Un Président rejeté par la majorité des Ivoiriens peut-il gouverner la Côte d’Ivoire ?
Une semaine après l’élection controversée du 31 octobre, la Côte d’Ivoire va plus mal. Une traque sans merci s’exercecontre les leaders de l’opposition. Le président du Pdci, Henri Konan Bédié est emprisonné dans sa résidence de Cocody. Le régime du Rhdp y a établi un blocus qui le rend inaccessible aux visiteurs. Plusieurs de ses proches dont le secrétaire exécutif de son parti, Maurice Kakou Guikahué, ont été mis aux arrêts. Pareil pour le président du FPI Pascal Affi N’Guessan. Selon les avocats du président du conseil régional du Moronou, celui-ci aurait été interpellé aux environs d’Akoupé dans la nuit de vendredi à samedi alors qu’il se rendait chez lui à Bongouanou. Albert Mabri Toikeusse, président de l’Udpci, est aussi recherché. Selon le procureur d’Abidjan, ils sont tous poursuivis pour « attentat et complot contre l’autorité de l’Etat et l’intégrité du territoire national ». Les jeunes de l’opposition ont décidé de protester dans la rue contre le sort infligé à leurs leaders. Un mot d’ordre est lancé depuis quelques jours sur les réseaux sociaux pour une marche éclatée sur le territoire national à compter de ce lundi 9 novembre. En outre, la déchirure sociale s’est accentuée. La veille du 31 octobre et les jours suivants, des violences intercommunautaires ont fait des morts dans différentes localités. Le cas de Toumodi, où quatre membres d’une famille ont été calcinés dans leur maison suite à un incendie perpétré par des agresseurs, a particulièrement marqué l’opinion. Ainsi, à Toumodi comme dans d’autres localités, les membres de différents groupes ethniques se regardent en chiens de faïence. Des divisions sont annoncées au sein de l’armée. Le feu couve dans le pays. Dans un tel climat, le retour à la stabilité n’est pas pour maintenant, et les activités économiques s’en trouveront forcément impactées.
Voilà le résultat d’une élection présidentielle qui était censée conduire la Côte d’Ivoire vers des horizons meilleurs. Au contraire, elle a renforcé les ingrédients d’un chaos.
UN SEUL COUPABLE : L’EXCLUSION
Il ne faut surtout pas se méprendre sur les causes de cette situation pour s’accrocher aux conséquences. Les mots d’ordre de désobéissance civile, de boycott actif du scrutin du 31 octobre, et la création du Conseil national de transition (CNT) par l’opposition, résultent de la validation de la candidature inconstitutionnelle d’Alassane Ouattara pour un troisième mandat, l’exclusion par l’instrumentalisation de la justice de candidats gênants à l’élection présidentielle (Laurent Gbagbo, Guillaume Soro, Mabri Toikeusse…),le refus de mettre en place une commission électorale véritablement autonome et indépendante.

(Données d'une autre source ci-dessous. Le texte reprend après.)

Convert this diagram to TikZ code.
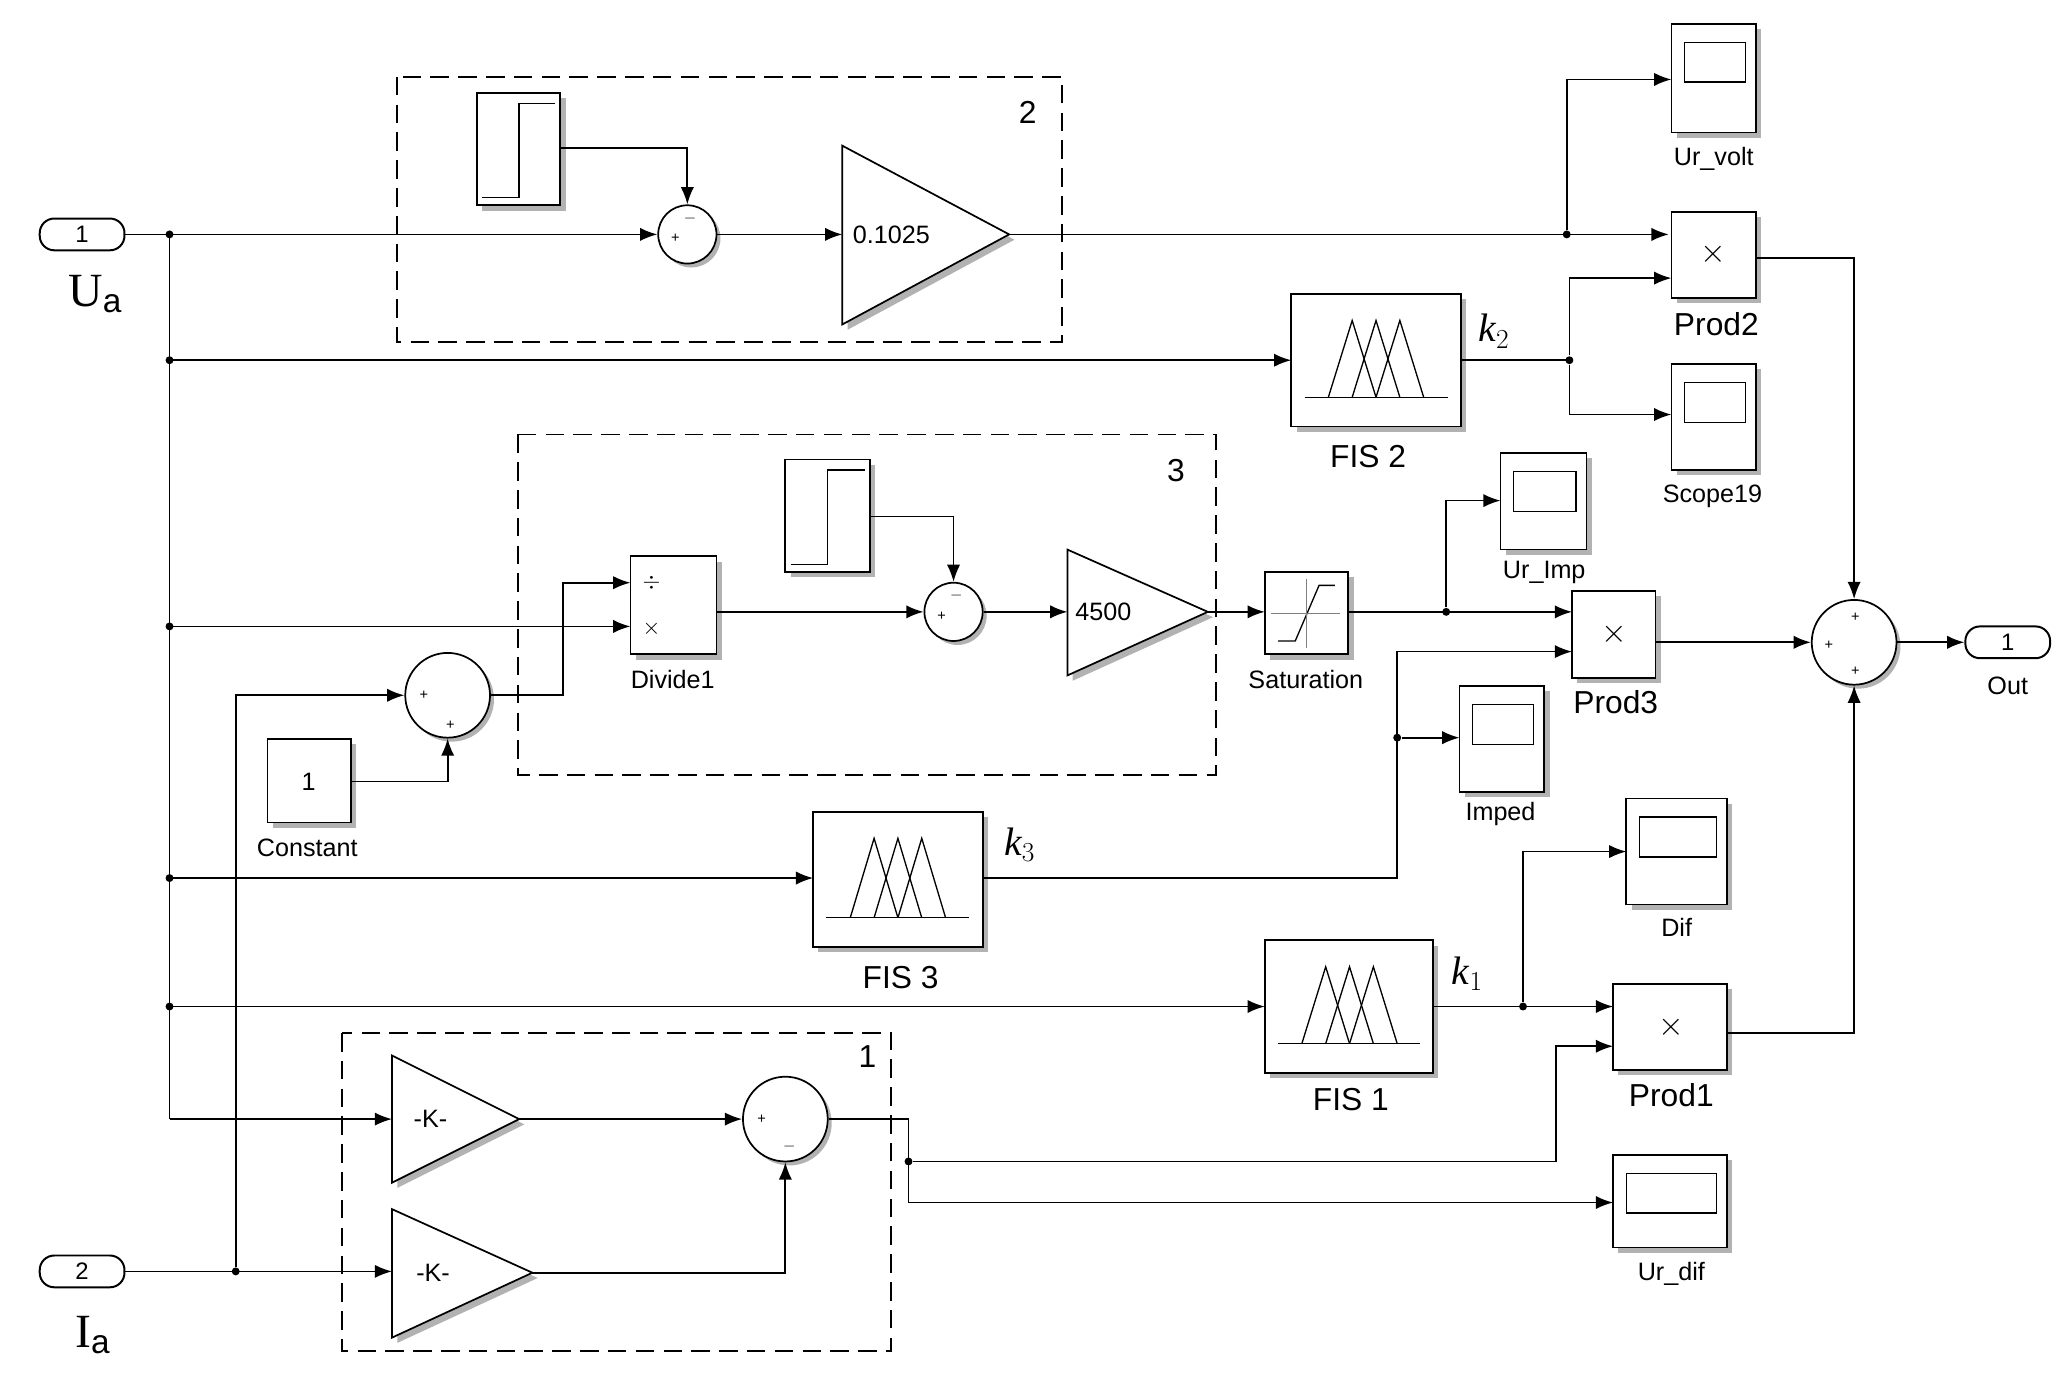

Les violences survenues avant et après le 31 octobre sont donc comparables aux troubles pré et post-électoraux de 2000 où le RDR et son président Alassane Ouattara recalé par le Conseil constitutionnel, ont exigé la reprise du scrutin remporté par Laurent Gbagbo. C’est pareil pour la rébellion armée qui a éclaté en septembre 2002 en protestation contre l’exclusion de Ouattara et qui a été applaudie pendant huit ans par la plupart de ceux jettent la pierre aux opposants aujourd’hui. Pourtant la cause du mal reste la même : l’exclusion. S’il ôte un tant soit peu son manteau de la mauvaise foi, le Rhdp reconnaitra que le vote du 31 n’était une élection que pour une partie des Ivoiriens. Qu’en réalité le taux de participation est largement en deçà du taux publié par la CEI douteuse. Conséquence, cette élection et celui qui en a été déclaré vainqueur sont rejetés par la majorité des citoyens. C’est le retour à la case départ. La Côte d’Ivoire vient de faire de longs pas en arrière, pour se retrouver dans une situation similaire à celle d’avant le coup d’Etat militaire de 1999, ou celle d’avant la guerre civile de 2002. Et, face à une désunion si criante, là où il fallait des gestes d’apaisement pour recoller les morceaux de la nation si déchirée, les tenants du pouvoir, comme leurs prédécesseurs, ont décidé d’utiliser la force. Ils espèrent imposer la paix par la force. Cette paix-là, est impossible.